Король-Солнце по большей части придерживался этих советов, оправдав тем самым свое знаменитое изречение: «Государство – это я!» И все же он сделал несколько исключений ради семьи Атенаис де Монтеспан. Да и Франсуаза де Менте-нон тоже несколько раз повлияла на выбор королем своих министров. Правда, из положения «королевы сердца» она была повышена до морганатической королевы. Начиная с того «повышения» она приложила все силы для того, чтобы замучить «мужа» советами, часто совершенно вредными. Став впоследствии набожной, надев на себя тогу строгости нравов, столь сильно разнившуюся с ее поведением в молодые годы, когда она была всего лишь прекрасной Франсуазой Скаррон, мадам де Монтеспан оценивала людей и события только с точки зрения своего псевдорелигиозного ханжества. За это поведение она получила от Филиппа Орлеанского, племянника короля и будущего регента, нелицеприятное прозвище «старая черепаха». Однако и при Монтеспан, и при Ментенон король всегда оставался хозяином страны, как это было и при Лавальер. При Луизе это ему не составляло никакого труда, поскольку наше милое дитя никогда ничего не просило ни для себя, ни для своих близких. Согласитесь, странное поведение для фаворитки, ведь мы уже видели, да и еще увидим, что каждая из ей подобных, достигнув вершин королевского расположения, думала только о том, чтобы набить поскорей свои карманы и карманы своей родни.

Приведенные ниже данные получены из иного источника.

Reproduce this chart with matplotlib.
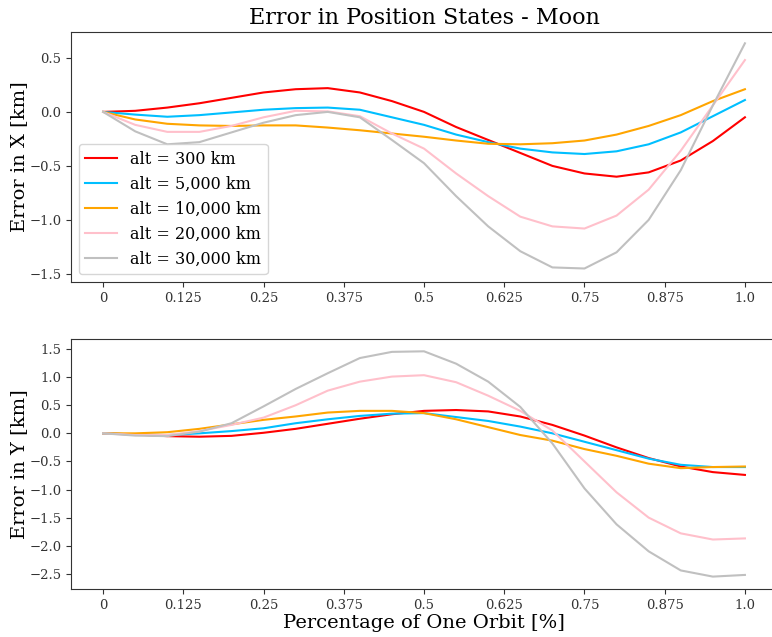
import numpy as np
import matplotlib
matplotlib.use('Agg')
import matplotlib.pyplot as plt

plt.rcParams['font.family'] = 'DejaVu Serif'

# fraction of one orbit
pct = [0, 0.05, 0.1, 0.15, 0.2, 0.25, 0.3, 0.35, 0.4, 0.45, 0.5,
       0.55, 0.6, 0.65, 0.7, 0.75, 0.8, 0.85, 0.9, 0.95, 1.0]

labels = ['alt = 300 km', 'alt = 5,000 km', 'alt = 10,000 km',
          'alt = 20,000 km', 'alt = 30,000 km']
colors = ['red', 'deepskyblue', 'orange', 'pink', 'silver']

# error in X [km]
err_x_300 = [0, 0.01, 0.04, 0.08, 0.13, 0.18, 0.21, 0.22, 0.18, 0.10, 0.0,
             -0.14, -0.26, -0.38, -0.5, -0.57, -0.6, -0.56, -0.45, -0.27, -0.05]
err_x_5000 = [0, -0.025, -0.045, -0.03, -0.005, 0.02, 0.035, 0.04, 0.02, -0.05, -0.12,
              -0.21, -0.28, -0.34, -0.375, -0.39, -0.365, -0.3, -0.19, -0.04, 0.11]
err_x_10000 = [0, -0.07, -0.11, -0.125, -0.13, -0.125, -0.125, -0.145, -0.17, -0.2, -0.23,
               -0.265, -0.295, -0.3, -0.29, -0.265, -0.21, -0.13, -0.03, 0.1, 0.21]
err_x_20000 = [0, -0.12, -0.185, -0.185, -0.13, -0.05, 0.01, 0.005, -0.04, -0.2, -0.34,
               -0.57, -0.78, -0.97, -1.06, -1.08, -0.96, -0.72, -0.36, 0.06, 0.48]
err_x_30000 = [0, -0.18, -0.3, -0.28, -0.19, -0.1, -0.03, 0.0, -0.05, -0.26, -0.475,
               -0.78, -1.06, -1.29, -1.44, -1.45, -1.3, -1.0, -0.54, 0.06, 0.635]

# error in Y [km]
err_y_300 = [0, -0.02, -0.05, -0.06, -0.045, 0.01, 0.08, 0.17, 0.26, 0.34, 0.40,
             0.415, 0.39, 0.3, 0.15, -0.04, -0.25, -0.44, -0.59, -0.69, -0.74]
err_y_5000 = [0, -0.02, -0.03, 0.0, 0.04, 0.09, 0.18, 0.25, 0.31, 0.35, 0.36,
              0.29, 0.22, 0.12, 0.0, -0.15, -0.3, -0.45, -0.56, -0.6, -0.6]
err_y_10000 = [0, 0.0, 0.02, 0.08, 0.16, 0.24, 0.3, 0.37, 0.40, 0.40, 0.36,
               0.25, 0.11, -0.03, -0.13, -0.28, -0.4, -0.54, -0.62, -0.6, -0.59]
err_y_20000 = [0, -0.03, -0.03, 0.04, 0.15, 0.28, 0.5, 0.76, 0.92, 1.01, 1.035,
               0.91, 0.67, 0.4, 0.05, -0.5, -1.05, -1.5, -1.78, -1.89, -1.87]
err_y_30000 = [0, -0.04, -0.05, 0.03, 0.18, 0.48, 0.79, 1.07, 1.34, 1.45, 1.46,
               1.24, 0.92, 0.47, -0.18, -0.98, -1.62, -2.1, -2.44, -2.55, -2.52]

err_x = [err_x_300, err_x_5000, err_x_10000, err_x_20000, err_x_30000]
err_y = [err_y_300, err_y_5000, err_y_10000, err_y_20000, err_y_30000]

xticks = [0, 0.125, 0.25, 0.375, 0.5, 0.625, 0.75, 0.875, 1.0]
xticklabels = ['0', '0.125', '0.25', '0.375', '0.5', '0.625', '0.75', '0.875', '1.0']

fig = plt.figure(figsize=(7.72, 6.37), dpi=100)
ax1 = fig.add_axes([0.092, 0.5573, 0.9145, 0.3925])
ax2 = fig.add_axes([0.092, 0.0754, 0.9145, 0.3925])

for ys, c, lab in zip(err_x, colors, labels):
    ax1.plot(pct, ys, color=c, lw=1.5, label=lab)
for ys, c, lab in zip(err_y, colors, labels):
    ax2.plot(pct, ys, color=c, lw=1.5, label=lab)

for ax in (ax1, ax2):
    ax.set_xticks(xticks)
    ax.set_xticklabels(xticklabels)
    ax.tick_params(labelsize=9.5, colors='#333333')
    for s in ax.spines.values():
        s.set_color('#333333')

ax1.set_ylim(-1.575, 0.74)
ax2.set_ylim(-2.77, 1.68)

ax1.set_title('Error in Position States - Moon', fontsize=16)
ax1.set_ylabel('Error in X [km]', fontsize=14, labelpad=1)
ax2.set_ylabel('Error in Y [km]', fontsize=14, labelpad=1)
ax2.set_xlabel('Percentage of One Orbit [%]', fontsize=14, labelpad=2)
ax1.legend(loc='lower left', fontsize=11.5)

fig.savefig('out.png', dpi=100)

Действительно, Луиза взяла за правило отказываться от любого подарка. Понимая свое щекотливое положение, она была сдержанна, скромна, особенно в присутствии королевы, у которой не было ни малейшего сомнения в природе отношений мужа и этой девушки. Луиза еще больше почувствовала себя виноватой, когда она поняла, что забеременела. В то время Людовик XIV еще не был уверен в своем всевластии, чтобы выставлять своих внебрачных детей на всеобщее обозрение. И поэтому ребенок Луизы был рожден в обстановке секретности. Естественно, ей пришлось оставить службу у Мадам и переехать в дом, что купил для нее король рядом с Пале-Роялем. Таким образом, эта парочка думала скрыть от всех интересное положение Луизы, которая все еще продолжала оставаться «мадемуазель». Но шила в мешке не утаишь, поползли слухи. В своем дневнике Лефевр д’Ормессон не постеснялся открыть тайну, которая таковой уже и не была:
«Вот начало романа, – комментирует он. – Эта история касается мадемуазель де Лавальер, которая, как утверждают, родила ребенка. Вот что мы имеем и о чем все говорят: мадемуазель де Лавальер уже долгое время живет замкнуто, никуда не выходит, постоянно носит домашний халат. По возвращении из Венсенского замка король поселил ее в особняке Бриона и удалил ее от Мадам. Долгое время она, ссылаясь на недомогание, вообще не выходила из дома, а все, кто приходил к ней по вечерам поиграть в карты, видели ее постоянно лежащей в кровати. Правда также в том, что четыре дня никто ее вообще не видел, а потом все снова увидели ее в постели, как и раньше. Добавим к этому, что в среду утром господин Кольбер вошел в покои короля, когда тот был еще в постели, и долго с ним говорил».